··· STORED DATA

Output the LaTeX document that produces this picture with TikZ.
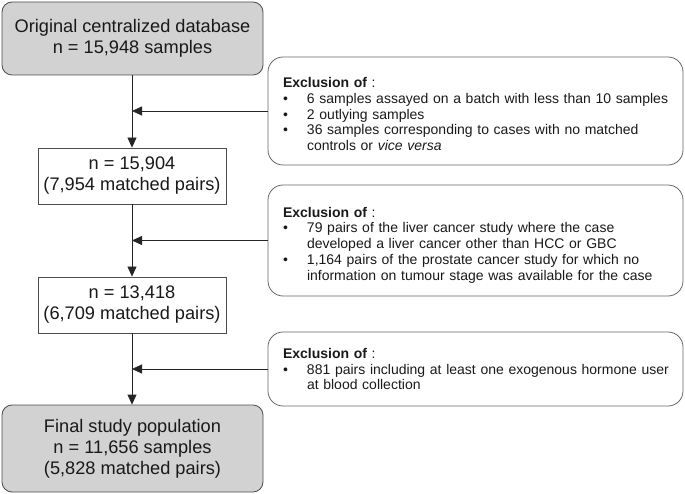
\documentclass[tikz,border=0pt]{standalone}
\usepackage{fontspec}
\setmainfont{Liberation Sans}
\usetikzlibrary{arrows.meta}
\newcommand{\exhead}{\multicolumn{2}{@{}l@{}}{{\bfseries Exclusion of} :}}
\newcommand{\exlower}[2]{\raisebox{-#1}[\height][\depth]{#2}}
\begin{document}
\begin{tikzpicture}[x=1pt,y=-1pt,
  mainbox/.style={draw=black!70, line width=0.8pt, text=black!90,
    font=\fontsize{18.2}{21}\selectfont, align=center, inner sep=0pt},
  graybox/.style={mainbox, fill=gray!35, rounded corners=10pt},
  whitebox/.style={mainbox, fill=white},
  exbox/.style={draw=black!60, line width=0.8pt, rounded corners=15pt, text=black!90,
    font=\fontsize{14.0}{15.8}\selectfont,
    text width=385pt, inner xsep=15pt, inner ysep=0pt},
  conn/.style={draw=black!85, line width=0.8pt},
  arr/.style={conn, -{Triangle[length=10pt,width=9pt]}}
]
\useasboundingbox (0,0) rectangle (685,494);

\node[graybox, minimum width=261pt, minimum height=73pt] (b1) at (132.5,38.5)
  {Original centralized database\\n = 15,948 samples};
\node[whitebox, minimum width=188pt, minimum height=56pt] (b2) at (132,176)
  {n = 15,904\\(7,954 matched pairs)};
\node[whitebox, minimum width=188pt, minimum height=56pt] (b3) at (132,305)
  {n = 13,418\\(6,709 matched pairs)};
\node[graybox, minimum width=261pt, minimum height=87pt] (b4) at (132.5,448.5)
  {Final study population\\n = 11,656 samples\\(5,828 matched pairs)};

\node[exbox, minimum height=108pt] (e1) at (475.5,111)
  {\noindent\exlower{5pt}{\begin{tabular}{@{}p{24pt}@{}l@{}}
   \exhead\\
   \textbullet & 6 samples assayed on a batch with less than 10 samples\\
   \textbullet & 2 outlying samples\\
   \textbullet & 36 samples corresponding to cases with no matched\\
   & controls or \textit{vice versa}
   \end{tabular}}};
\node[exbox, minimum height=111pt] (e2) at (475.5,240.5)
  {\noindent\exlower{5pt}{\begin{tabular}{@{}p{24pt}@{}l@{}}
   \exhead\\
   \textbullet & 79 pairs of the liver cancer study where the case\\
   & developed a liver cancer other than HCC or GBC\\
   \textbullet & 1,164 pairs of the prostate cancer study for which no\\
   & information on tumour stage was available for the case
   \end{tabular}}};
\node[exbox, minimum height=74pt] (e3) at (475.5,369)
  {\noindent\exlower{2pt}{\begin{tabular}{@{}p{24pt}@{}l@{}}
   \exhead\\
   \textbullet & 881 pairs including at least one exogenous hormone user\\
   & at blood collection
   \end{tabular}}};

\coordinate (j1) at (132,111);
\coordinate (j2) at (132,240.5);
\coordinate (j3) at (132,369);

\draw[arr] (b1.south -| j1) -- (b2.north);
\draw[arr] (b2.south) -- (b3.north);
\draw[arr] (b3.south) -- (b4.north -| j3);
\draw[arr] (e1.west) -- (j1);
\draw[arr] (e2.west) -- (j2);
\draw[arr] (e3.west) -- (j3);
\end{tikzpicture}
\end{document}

······

→ **JOB**: Pictures stay out. Print the data exactly, from its first line through the line containing "(0,0) rectangle (685,494);".

→ **SOLUTION TO THE EXERCISE**:
Output the LaTeX document that produces this picture with TikZ.
\documentclass[tikz,border=0pt]{standalone}
\usepackage{fontspec}
\setmainfont{Liberation Sans}
\usetikzlibrary{arrows.meta}
\newcommand{\exhead}{\multicolumn{2}{@{}l@{}}{{\bfseries Exclusion of} :}}
\newcommand{\exlower}[2]{\raisebox{-#1}[\height][\depth]{#2}}
\begin{document}
\begin{tikzpicture}[x=1pt,y=-1pt,
  mainbox/.style={draw=black!70, line width=0.8pt, text=black!90,
    font=\fontsize{18.2}{21}\selectfont, align=center, inner sep=0pt},
  graybox/.style={mainbox, fill=gray!35, rounded corners=10pt},
  whitebox/.style={mainbox, fill=white},
  exbox/.style={draw=black!60, line width=0.8pt, rounded corners=15pt, text=black!90,
    font=\fontsize{14.0}{15.8}\selectfont,
    text width=385pt, inner xsep=15pt, inner ysep=0pt},
  conn/.style={draw=black!85, line width=0.8pt},
  arr/.style={conn, -{Triangle[length=10pt,width=9pt]}}
]
\useasboundingbox (0,0) rectangle (685,494);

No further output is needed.